A US cup of flour, according to the flour manufacturers, is 120 grams. A cup of water, on the other hand, is 238 grams. So your required half cup of water (119 grams) to 1 cup flour (120 grams) is pretty much a 100% hydration level - no one will quibble about the missing gram of water.

I sort of asked before if you had a kitchen scale you can do some measuring with. This will help you determine if your 'cup' is too full - making the starter much too thick. If you do have scales but they're not in grams, that's OK, not the end of the world. A cup of water is 8 oz, so a half cup is 4 oz. You therefore want to weigh out 2 oz of your old starter, 4 oz of water, mix these, then add 4 oz of flour. THAT consistency, whatever it is, is what you want your starter to be. It's not liquid batter, it is a little goopy. But it might be less gloopy than you've been making it. This isn't a terrible thing, as noted before, there is a ratio for starter that is VERY heavy on flour and makes a ball of "stiff starter" which works well too. So don't panic about it, you're still fine. As long as your KAF starter had plenty of food, it's happy and doing it's thing.

And yes, someone did respond to your pancake question ;)

--------
Paul

JIP's picture
JIP

I do have a scale and a fairly decent Salter that will measure Grams and Ounces (I prefer Grams) will zero and is digital. And for Background's sake I am pretty much a noob to a working starter but a pretty seasoned baker (an old post here http://www.thefreshloaf.com/node/2645/very-busy-day ). I think I can agree with you when you put it that way I have been a little sloppy when it comes to measurement. Usually I will use weight instead of volume but since the KAF sheet went by volume so did I I thiunyou are right though as sloppy and innacurate as I have been I would not be surprised that this is my problem I think when I refresh the leftover after I make my bread tomorrow I will use your weights and see what happens. I will probably be posting all of this later (I have been taking pictures) since it seems like I only got a couple of answers when I aske about the KAF starter I thought I would start something charting my hopeful sucess (I have sort of been waiting on this till I know the little guy is not dead.

Yumarma's picture
Yumarma

 since the issue is (most likely) excess flour which translates for the yeasties to "ALL YOU CAN EAT GIANT BUFFET!!" The only drawback, really, is that the texture was not what you expected. Who knows, maybe when you do mix up a weighted batch, the texture will be nearly identical and you had the right texture all along, just the wrong impression from their "pour off" instructions.

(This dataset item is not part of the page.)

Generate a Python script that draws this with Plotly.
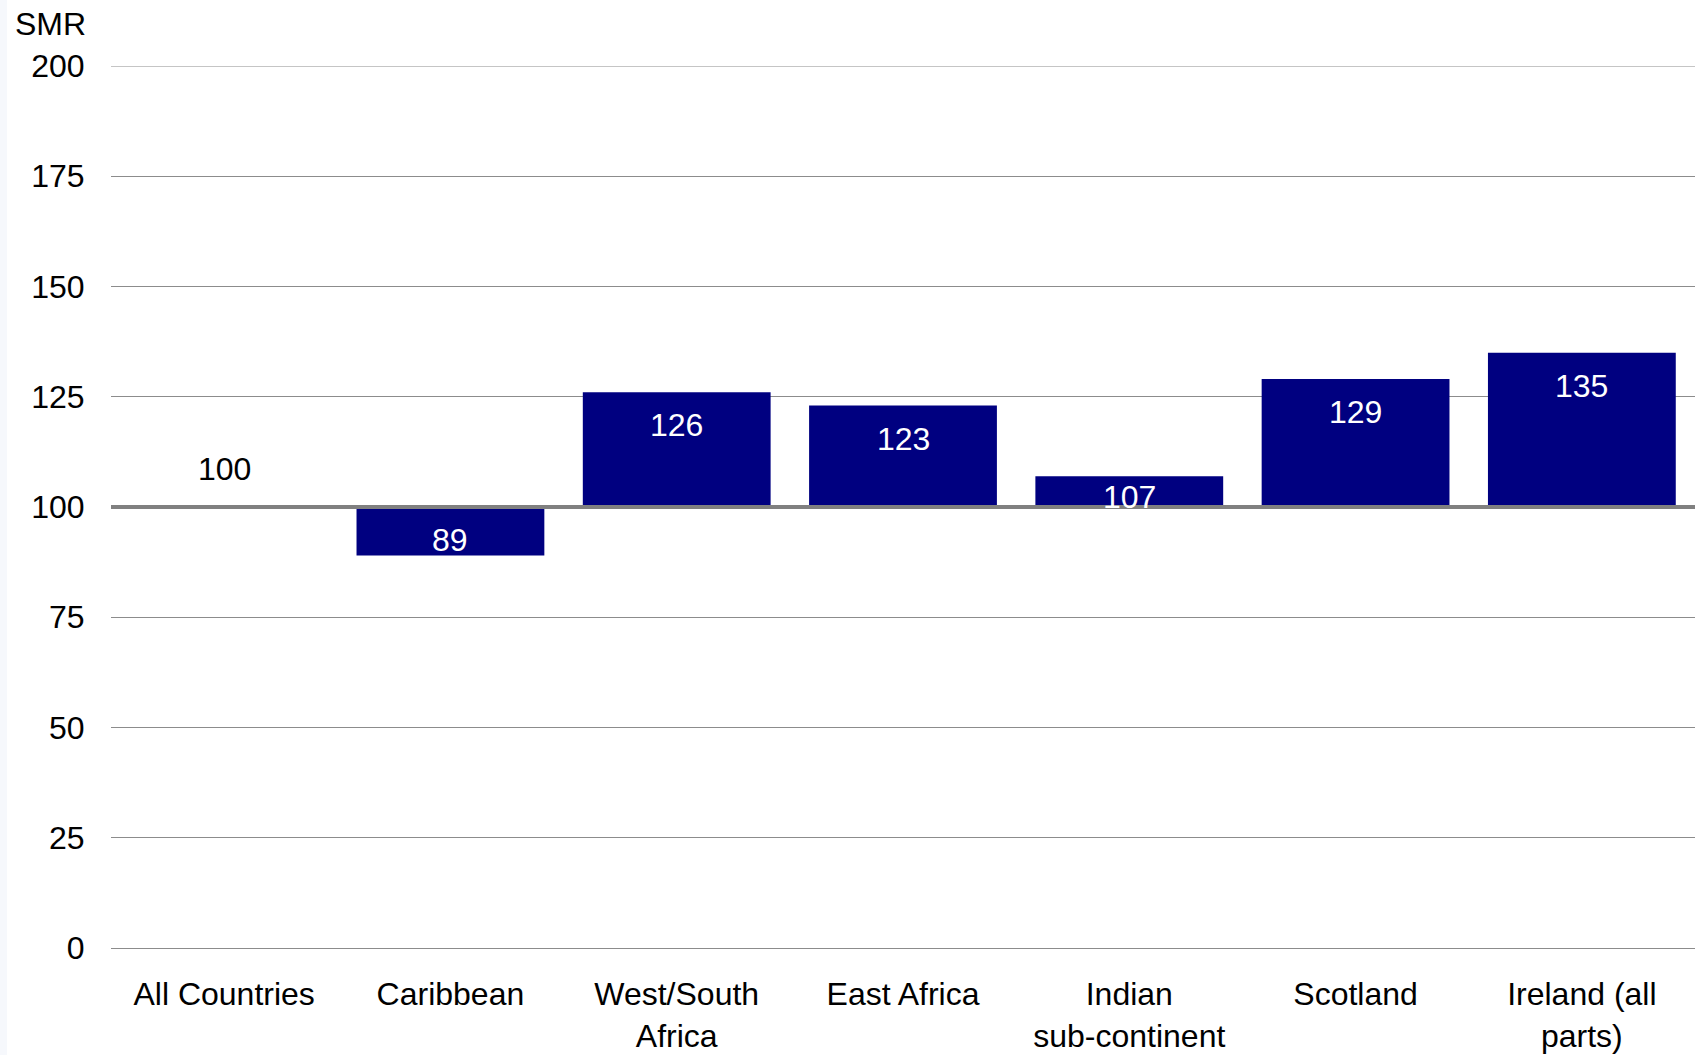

It's not rocket science, when it comes down to it, remember that people have been making sourdough for thousands of years, long before grams and fancy kitchen scales and processed flour and filtered water and recipe books came to be. They would have learned from the senior bread maker to take about this much water and add this much flour until it's about this thick, no grams or cups involved. And they managed to work it out just fine. 

You will too. 

--------
Paul

gavinc's picture
gavinc

JIP,

In Jeffrey Hamelman's book Bread, he suggests 125% hydration.  Equal weights of flour and water is 100% hydration.  I find that Hamelman's is the easiest to manage.  I suggest you learn about baker's percentages so you can end up with the correct final dough hydration for the recipes you favor.

When first exploring sourdoughs I was going by Ed Woods book.  When I calculated the actual hydration of the culture ingredients, it was 108%.  

There's plenty of tutorials on the net about these subjects.

Happy baking,

Gavin. 

ClimbHi's picture
ClimbHi

I too started with the KA starter. It was a bit too dry for my liking, but I followed the instructions to the end to get it going, later adding more water to bring it to a 100% hydration. It's been going strong for about 6 months now in its new form.